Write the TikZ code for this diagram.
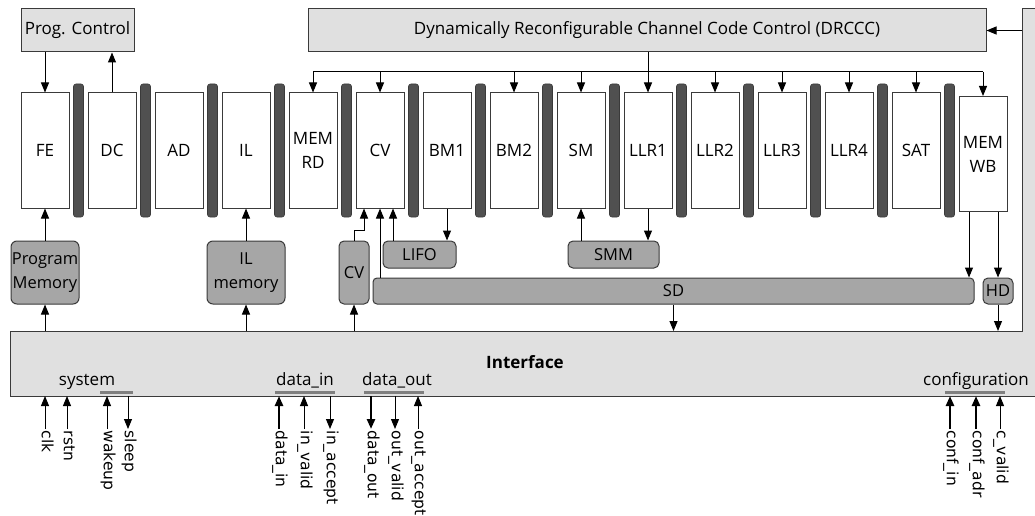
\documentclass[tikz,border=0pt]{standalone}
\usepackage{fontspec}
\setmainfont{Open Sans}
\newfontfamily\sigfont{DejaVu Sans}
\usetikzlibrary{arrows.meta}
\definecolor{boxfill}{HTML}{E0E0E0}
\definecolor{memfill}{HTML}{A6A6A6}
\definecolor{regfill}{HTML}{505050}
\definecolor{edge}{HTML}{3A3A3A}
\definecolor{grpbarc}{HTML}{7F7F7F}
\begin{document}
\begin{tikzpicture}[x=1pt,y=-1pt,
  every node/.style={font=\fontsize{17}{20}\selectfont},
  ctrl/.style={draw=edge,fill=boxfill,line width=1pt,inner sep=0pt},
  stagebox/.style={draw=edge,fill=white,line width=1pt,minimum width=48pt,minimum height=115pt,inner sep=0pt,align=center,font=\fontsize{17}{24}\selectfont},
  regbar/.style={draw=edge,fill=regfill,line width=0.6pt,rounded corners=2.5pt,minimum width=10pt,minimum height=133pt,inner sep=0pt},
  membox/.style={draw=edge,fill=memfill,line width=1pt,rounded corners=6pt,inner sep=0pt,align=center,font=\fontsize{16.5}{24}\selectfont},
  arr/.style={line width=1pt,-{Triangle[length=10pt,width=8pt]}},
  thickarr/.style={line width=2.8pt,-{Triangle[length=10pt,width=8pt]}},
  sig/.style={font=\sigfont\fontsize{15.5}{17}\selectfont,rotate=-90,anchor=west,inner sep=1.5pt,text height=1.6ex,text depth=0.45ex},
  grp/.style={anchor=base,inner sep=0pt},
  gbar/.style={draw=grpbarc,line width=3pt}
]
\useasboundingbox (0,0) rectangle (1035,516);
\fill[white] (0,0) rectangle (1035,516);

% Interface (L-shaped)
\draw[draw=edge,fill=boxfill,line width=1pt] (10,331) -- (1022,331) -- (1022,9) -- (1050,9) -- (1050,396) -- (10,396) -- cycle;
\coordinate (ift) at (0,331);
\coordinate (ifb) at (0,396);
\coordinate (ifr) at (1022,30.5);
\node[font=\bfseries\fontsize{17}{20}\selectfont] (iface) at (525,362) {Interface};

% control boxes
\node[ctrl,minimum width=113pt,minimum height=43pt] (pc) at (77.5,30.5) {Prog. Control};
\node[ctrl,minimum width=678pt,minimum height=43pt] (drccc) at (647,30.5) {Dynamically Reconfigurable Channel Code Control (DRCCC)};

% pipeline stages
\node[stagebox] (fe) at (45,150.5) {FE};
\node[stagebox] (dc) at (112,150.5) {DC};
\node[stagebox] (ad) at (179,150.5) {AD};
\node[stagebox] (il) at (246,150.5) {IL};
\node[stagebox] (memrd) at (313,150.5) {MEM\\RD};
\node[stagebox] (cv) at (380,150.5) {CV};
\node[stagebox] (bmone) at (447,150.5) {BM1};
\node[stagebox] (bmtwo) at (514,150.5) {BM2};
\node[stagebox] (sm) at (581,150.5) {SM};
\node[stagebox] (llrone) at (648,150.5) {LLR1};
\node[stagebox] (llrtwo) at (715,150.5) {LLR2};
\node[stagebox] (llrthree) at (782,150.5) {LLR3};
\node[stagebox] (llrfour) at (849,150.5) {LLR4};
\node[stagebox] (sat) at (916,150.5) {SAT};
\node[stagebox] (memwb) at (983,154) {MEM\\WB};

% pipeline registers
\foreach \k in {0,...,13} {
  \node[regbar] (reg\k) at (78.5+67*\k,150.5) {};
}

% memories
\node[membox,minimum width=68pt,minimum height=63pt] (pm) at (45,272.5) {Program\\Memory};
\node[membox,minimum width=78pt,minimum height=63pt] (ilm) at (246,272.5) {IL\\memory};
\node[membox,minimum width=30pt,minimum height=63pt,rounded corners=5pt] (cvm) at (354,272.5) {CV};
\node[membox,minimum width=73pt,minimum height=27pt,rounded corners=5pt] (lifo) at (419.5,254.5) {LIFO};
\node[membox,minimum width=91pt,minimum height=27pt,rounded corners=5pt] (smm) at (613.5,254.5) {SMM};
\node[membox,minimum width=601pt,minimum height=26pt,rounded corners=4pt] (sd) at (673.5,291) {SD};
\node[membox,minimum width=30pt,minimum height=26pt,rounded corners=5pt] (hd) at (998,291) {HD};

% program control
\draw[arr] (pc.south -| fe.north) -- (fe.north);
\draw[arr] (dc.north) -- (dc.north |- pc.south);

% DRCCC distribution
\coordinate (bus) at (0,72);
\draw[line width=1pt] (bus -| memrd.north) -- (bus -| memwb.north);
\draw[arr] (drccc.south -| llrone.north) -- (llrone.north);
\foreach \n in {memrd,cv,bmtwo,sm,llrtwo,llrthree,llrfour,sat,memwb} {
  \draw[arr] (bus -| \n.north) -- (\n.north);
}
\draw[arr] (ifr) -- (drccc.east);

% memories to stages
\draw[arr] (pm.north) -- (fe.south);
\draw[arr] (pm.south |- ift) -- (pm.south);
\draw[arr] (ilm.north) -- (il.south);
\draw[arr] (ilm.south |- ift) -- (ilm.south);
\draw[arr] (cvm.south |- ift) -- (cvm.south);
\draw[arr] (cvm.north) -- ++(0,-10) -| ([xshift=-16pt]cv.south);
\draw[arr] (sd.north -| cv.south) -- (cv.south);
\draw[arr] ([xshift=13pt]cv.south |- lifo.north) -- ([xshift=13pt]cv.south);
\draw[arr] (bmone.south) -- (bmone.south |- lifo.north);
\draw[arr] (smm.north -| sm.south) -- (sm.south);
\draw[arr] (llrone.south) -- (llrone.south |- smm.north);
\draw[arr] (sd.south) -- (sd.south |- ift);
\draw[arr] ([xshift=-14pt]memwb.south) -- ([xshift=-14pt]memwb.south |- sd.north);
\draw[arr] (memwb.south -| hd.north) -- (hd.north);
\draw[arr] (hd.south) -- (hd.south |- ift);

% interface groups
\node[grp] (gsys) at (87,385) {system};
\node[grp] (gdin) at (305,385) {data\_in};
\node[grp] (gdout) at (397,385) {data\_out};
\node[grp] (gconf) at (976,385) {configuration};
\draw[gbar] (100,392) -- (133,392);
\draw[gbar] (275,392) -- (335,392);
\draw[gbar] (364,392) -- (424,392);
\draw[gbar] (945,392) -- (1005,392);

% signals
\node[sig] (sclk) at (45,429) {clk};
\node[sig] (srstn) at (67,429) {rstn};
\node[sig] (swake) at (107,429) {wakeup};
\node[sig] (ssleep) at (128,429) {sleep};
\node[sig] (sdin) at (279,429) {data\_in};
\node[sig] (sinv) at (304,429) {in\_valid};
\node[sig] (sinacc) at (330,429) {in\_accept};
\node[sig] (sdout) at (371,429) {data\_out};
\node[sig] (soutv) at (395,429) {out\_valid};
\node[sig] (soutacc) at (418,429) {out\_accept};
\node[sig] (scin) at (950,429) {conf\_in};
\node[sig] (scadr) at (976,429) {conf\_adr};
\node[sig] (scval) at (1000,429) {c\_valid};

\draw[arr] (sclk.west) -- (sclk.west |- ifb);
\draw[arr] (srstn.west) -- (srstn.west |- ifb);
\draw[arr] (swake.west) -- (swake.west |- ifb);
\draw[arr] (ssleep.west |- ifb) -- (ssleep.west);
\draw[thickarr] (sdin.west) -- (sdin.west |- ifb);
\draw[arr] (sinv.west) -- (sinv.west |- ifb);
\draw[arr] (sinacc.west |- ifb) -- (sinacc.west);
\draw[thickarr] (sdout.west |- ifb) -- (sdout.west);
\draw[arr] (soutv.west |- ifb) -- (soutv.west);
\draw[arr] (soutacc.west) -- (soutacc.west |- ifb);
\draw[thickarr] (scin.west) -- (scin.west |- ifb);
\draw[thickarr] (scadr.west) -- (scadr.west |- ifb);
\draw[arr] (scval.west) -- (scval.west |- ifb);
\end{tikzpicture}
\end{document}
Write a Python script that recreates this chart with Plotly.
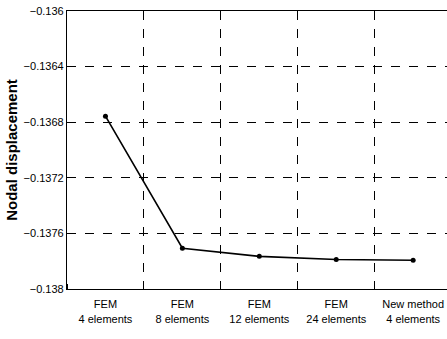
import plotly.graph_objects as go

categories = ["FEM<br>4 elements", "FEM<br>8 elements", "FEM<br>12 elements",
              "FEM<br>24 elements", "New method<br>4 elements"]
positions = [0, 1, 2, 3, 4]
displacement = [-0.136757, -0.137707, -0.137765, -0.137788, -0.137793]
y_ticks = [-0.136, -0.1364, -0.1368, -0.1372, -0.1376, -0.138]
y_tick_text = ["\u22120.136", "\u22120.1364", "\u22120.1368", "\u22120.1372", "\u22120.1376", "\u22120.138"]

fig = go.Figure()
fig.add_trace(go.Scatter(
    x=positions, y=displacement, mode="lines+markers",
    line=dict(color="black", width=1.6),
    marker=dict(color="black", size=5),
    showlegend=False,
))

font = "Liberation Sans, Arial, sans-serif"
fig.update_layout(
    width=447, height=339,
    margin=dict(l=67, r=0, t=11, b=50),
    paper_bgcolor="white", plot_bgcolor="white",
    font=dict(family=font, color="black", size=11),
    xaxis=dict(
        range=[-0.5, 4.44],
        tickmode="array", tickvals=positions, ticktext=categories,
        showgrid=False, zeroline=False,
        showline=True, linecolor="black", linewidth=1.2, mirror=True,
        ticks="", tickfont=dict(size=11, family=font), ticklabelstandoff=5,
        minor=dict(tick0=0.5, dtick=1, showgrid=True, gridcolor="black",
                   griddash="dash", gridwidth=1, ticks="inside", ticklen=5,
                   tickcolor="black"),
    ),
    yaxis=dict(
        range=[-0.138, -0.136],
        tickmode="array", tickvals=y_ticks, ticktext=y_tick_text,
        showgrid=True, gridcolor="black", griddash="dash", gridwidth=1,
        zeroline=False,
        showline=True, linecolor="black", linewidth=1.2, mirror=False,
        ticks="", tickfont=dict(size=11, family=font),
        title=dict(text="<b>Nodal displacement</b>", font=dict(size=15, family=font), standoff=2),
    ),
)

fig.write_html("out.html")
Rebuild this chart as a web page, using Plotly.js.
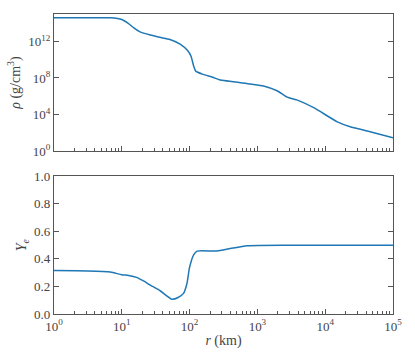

Instructions for the task >>
List every line from the entries above in which "this" appears.

Written answer >>
Write the TikZ code for this diagram.
Write a Python script that recreates this chart with Plotly.
Rebuild this chart as a web page, using Plotly.js.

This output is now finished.